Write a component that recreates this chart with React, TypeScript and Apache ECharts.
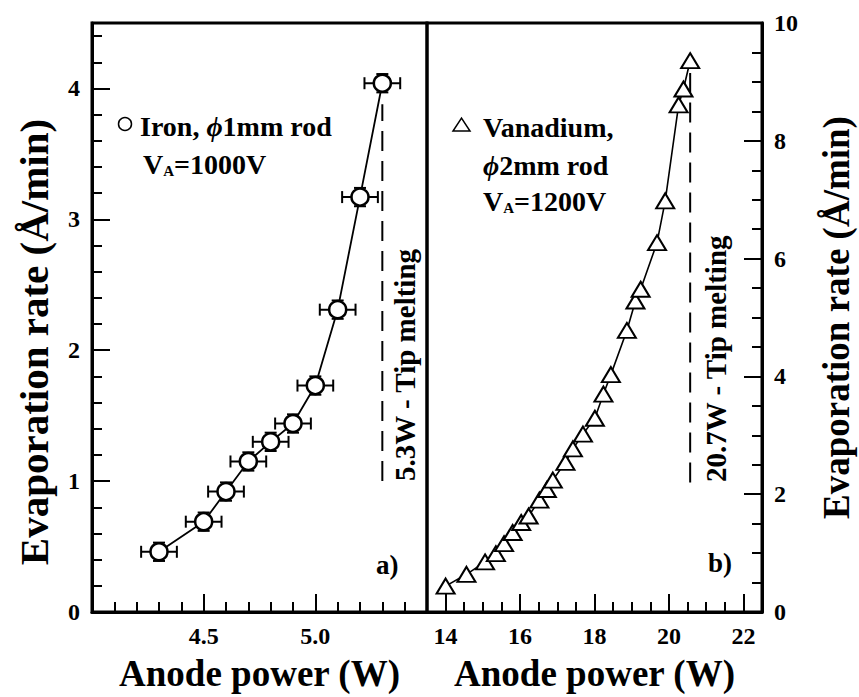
import React, { useEffect, useRef } from 'react';
import * as echarts from 'echarts';

// ---- Iron (panel a) ----
const ironPower = [4.3, 4.5, 4.6, 4.7, 4.8, 4.9, 5.0, 5.1, 5.2, 5.3];
const ironRate = [0.46, 0.69, 0.92, 1.15, 1.30, 1.44, 1.73, 2.31, 3.17, 4.04];
const ironPowerErr = [0.08, 0.08, 0.08, 0.08, 0.08, 0.08, 0.08, 0.08, 0.08, 0.08];
const ironRateErr = [0.07, 0.07, 0.07, 0.07, 0.07, 0.07, 0.07, 0.07, 0.07, 0.07];
const ironMeltPower = 5.3;
const ironMeltRange = [1.0, 3.88];

// ---- Vanadium (panel b) ----
const vanPower = [14.0, 14.56, 15.06, 15.35, 15.57, 15.8, 16.03, 16.23, 16.52, 16.72, 16.88, 17.22, 17.42, 17.69, 18.01, 18.24, 18.44, 18.87, 19.1, 19.24, 19.68, 19.9, 20.26, 20.39, 20.57];
const vanRate = [0.44, 0.64, 0.85, 0.99, 1.16, 1.35, 1.52, 1.63, 1.90, 2.08, 2.24, 2.54, 2.77, 3.02, 3.29, 3.70, 4.03, 4.78, 5.28, 5.48, 6.27, 6.98, 8.61, 8.88, 9.36];
const vanMeltPower = 20.57;
const vanMeltRange = [2.2, 9.15];

// ---- Axis ticks / labels ----
const ironXTicks = [4.5, 5.0];
const ironYTicks = [0, 1, 2, 3, 4];
const vanXTicks = [14, 16, 18, 20, 22];
const vanYTicks = [0, 2, 4, 6, 8, 10];

const FONT = "'Liberation Serif', 'Times New Roman', serif";

const lbl = (extra: any = {}) => ({
  fontFamily: FONT,
  fontWeight: 'bold',
  fontSize: 24,
  color: '#000',
  ...extra,
});

const lineStyle = { color: '#000', width: 3 };
const tickStyle = { color: '#000', width: 2 };

function majorAxis(gridIndex: number, position: string, min: number, max: number, ticks: number[], fmt: (v: number) => string, name: string, nameGap: number, nameSize: number, nameRotate?: number, namePadding?: number[]) {
  return {
    type: 'value',
    gridIndex,
    position,
    min,
    max,
    name,
    nameLocation: 'middle',
    nameGap,
    nameRotate,
    nameTextStyle: { fontFamily: FONT, fontWeight: 'bold', fontSize: nameSize, color: '#000', padding: namePadding || 0 },
    axisLine: { show: true, onZero: false, lineStyle },
    axisTick: { show: true, inside: true, length: 18, lineStyle: tickStyle, customValues: ticks },
    axisLabel: { show: true, customValues: ticks, formatter: fmt, margin: 12, ...lbl() },
    splitLine: { show: false },
  };
}

function minorAxis(gridIndex: number, position: string, min: number, max: number, interval: number) {
  return {
    type: 'value',
    gridIndex,
    position,
    min,
    max,
    interval,
    axisLine: { show: false, onZero: false },
    axisTick: { show: true, inside: true, length: 10, lineStyle: tickStyle },
    axisLabel: { show: false },
    splitLine: { show: false },
  };
}

export default function App() {
  const ref = useRef<HTMLDivElement>(null);
  useEffect(() => {
    const chart = echarts.init(ref.current!, null, { renderer: 'svg' });

    const errRender = (params: any, api: any) => {
      const x = api.value(0);
      const y = api.value(1);
      const ex = api.value(2);
      const ey = api.value(3);
      const l = api.coord([x - ex, y]);
      const r = api.coord([x + ex, y]);
      const t = api.coord([x, y + ey]);
      const b = api.coord([x, y - ey]);
      const cap = 6;
      const st = { stroke: '#000', lineWidth: 2 };
      return {
        type: 'group',
        children: [
          { type: 'line', shape: { x1: l[0], y1: l[1], x2: r[0], y2: r[1] }, style: st },
          { type: 'line', shape: { x1: l[0], y1: l[1] - cap, x2: l[0], y2: l[1] + cap }, style: st },
          { type: 'line', shape: { x1: r[0], y1: r[1] - cap, x2: r[0], y2: r[1] + cap }, style: st },
          { type: 'line', shape: { x1: t[0], y1: t[1], x2: b[0], y2: b[1] }, style: st },
          { type: 'line', shape: { x1: t[0] - cap, y1: t[1], x2: t[0] + cap, y2: t[1] }, style: st },
          { type: 'line', shape: { x1: b[0] - cap, y1: b[1], x2: b[0] + cap, y2: b[1] }, style: st },
        ],
      };
    };

    const txt = (text: string, x: number, y: number, size: number, extra: any = {}) => ({
      type: 'text',
      x,
      y,
      ...extra,
      style: {
        text,
        fontFamily: FONT,
        fontWeight: 'bold',
        fontSize: size,
        fill: '#000',
        align: 'left',
        verticalAlign: 'middle',
        textAlign: 'left',
        textVerticalAlign: 'middle',
        rich: {
          sub: { fontFamily: FONT, fontWeight: 'bold', fontSize: 15, verticalAlign: 'bottom', fill: '#000' },
          phi: { fontFamily: FONT, fontWeight: 'bold', fontStyle: 'italic', fontSize: size, fill: '#000' },
        },
        ...(extra.style || {}),
      },
    });

    const option: any = {
      animation: false,
      backgroundColor: '#fff',
      grid: [
        { left: 92, top: 23, width: 335, height: 589, show: true, borderColor: '#000', borderWidth: 3, backgroundColor: 'transparent' },
        { left: 427, top: 23, width: 335, height: 589, show: true, borderColor: '#000', borderWidth: 3, backgroundColor: 'transparent' },
      ],
      xAxis: [
        majorAxis(0, 'bottom', 4.0, 5.5, ironXTicks, (v: number) => v.toFixed(1), 'Anode power (W)', 43, 37),
        minorAxis(0, 'bottom', 4.0, 5.5, 0.1),
        majorAxis(1, 'bottom', 13.5, 22.5, vanXTicks, (v: number) => String(v), 'Anode power (W)', 43, 37),
        minorAxis(1, 'bottom', 13.5, 22.5, 0.5),
      ],
      yAxis: [
        majorAxis(0, 'left', 0, 4.5, ironYTicks, (v: number) => String(v), 'Evaporation rate (Å/min)', 38, 41, 90, [0, 49, 0, 0]),
        minorAxis(0, 'left', 0, 4.5, 0.2),
        majorAxis(1, 'right', 0, 10, vanYTicks, (v: number) => String(v), 'Evaporation rate (Å/min)', 56, 37, 90),
        minorAxis(1, 'right', 0, 10, 0.5),
      ],
      series: [
        {
          type: 'custom',
          name: 'Iron error',
          xAxisIndex: 0,
          yAxisIndex: 0,
          renderItem: errRender,
          encode: { x: 0, y: 1 },
          data: ironPower.map((p, i) => [p, ironRate[i], ironPowerErr[i], ironRateErr[i]]),
          z: 2,
        },
        {
          type: 'line',
          name: 'Iron, ϕ1mm rod',
          xAxisIndex: 0,
          yAxisIndex: 0,
          data: ironPower.map((p, i) => [p, ironRate[i]]),
          symbol: 'circle',
          symbolSize: 17,
          itemStyle: { color: '#fff', borderColor: '#000', borderWidth: 2.5 },
          lineStyle: { color: '#000', width: 1.8 },
          z: 3,
        },
        {
          type: 'line',
          name: 'Iron melting',
          xAxisIndex: 0,
          yAxisIndex: 0,
          data: ironMeltRange.map((r) => [ironMeltPower, r]),
          symbol: 'none',
          lineStyle: { color: '#000', width: 2, type: [20, 10] },
          z: 1,
        },
        {
          type: 'line',
          name: 'Vanadium, ϕ2mm rod',
          xAxisIndex: 2,
          yAxisIndex: 2,
          data: vanPower.map((p, i) => [p, vanRate[i]]),
          symbol: 'triangle',
          symbolSize: [18, 15],
          itemStyle: { color: '#fff', borderColor: '#000', borderWidth: 2 },
          lineStyle: { color: '#000', width: 1.6 },
          z: 3,
        },
        {
          type: 'line',
          name: 'Vanadium melting',
          xAxisIndex: 2,
          yAxisIndex: 2,
          data: vanMeltRange.map((r) => [vanMeltPower, r]),
          symbol: 'none',
          lineStyle: { color: '#000', width: 2, type: [20, 10] },
          z: 1,
        },
      ],
      graphic: [
        { type: 'circle', shape: { cx: 125, cy: 124, r: 6.5 }, style: { fill: '#fff', stroke: '#000', lineWidth: 1.5 } },
        txt('Iron, {phi|ϕ}1mm rod', 140, 126, 28),
        txt('V{sub|A}=1000V', 143, 164, 28),
        { type: 'polygon', shape: { points: [[453, 131], [470, 131], [461.5, 118]] }, style: { fill: '#fff', stroke: '#000', lineWidth: 1.5 } },
        txt('Vanadium,', 483, 127, 28),
        txt('{phi|ϕ}2mm rod', 483, 165, 28),
        txt('V{sub|A}=1200V', 483, 201, 28),
        txt('5.3W - Tip melting', 405, 481, 29, { rotation: Math.PI / 2 }),
        txt('20.7W - Tip melting', 716, 482, 29, { rotation: Math.PI / 2 }),
        txt('a)', 376, 565, 27),
        txt('b)', 708, 563, 27),
      ],
    };

    chart.setOption(option);
    return () => chart.dispose();
  }, []);
  return <div ref={ref} style={{ position: 'absolute', left: 0, top: 0, width: 859, height: 697 }} />;
}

════

## [Directive]
Reproduce the data above word for word from its first line through the line that holds "import * as echarts from 'echarts';", both ends included; skip pictures.

## [Complete answer]
Write a component that recreates this chart with React, TypeScript and Apache ECharts.
import React, { useEffect, useRef } from 'react';
import * as echarts from 'echarts';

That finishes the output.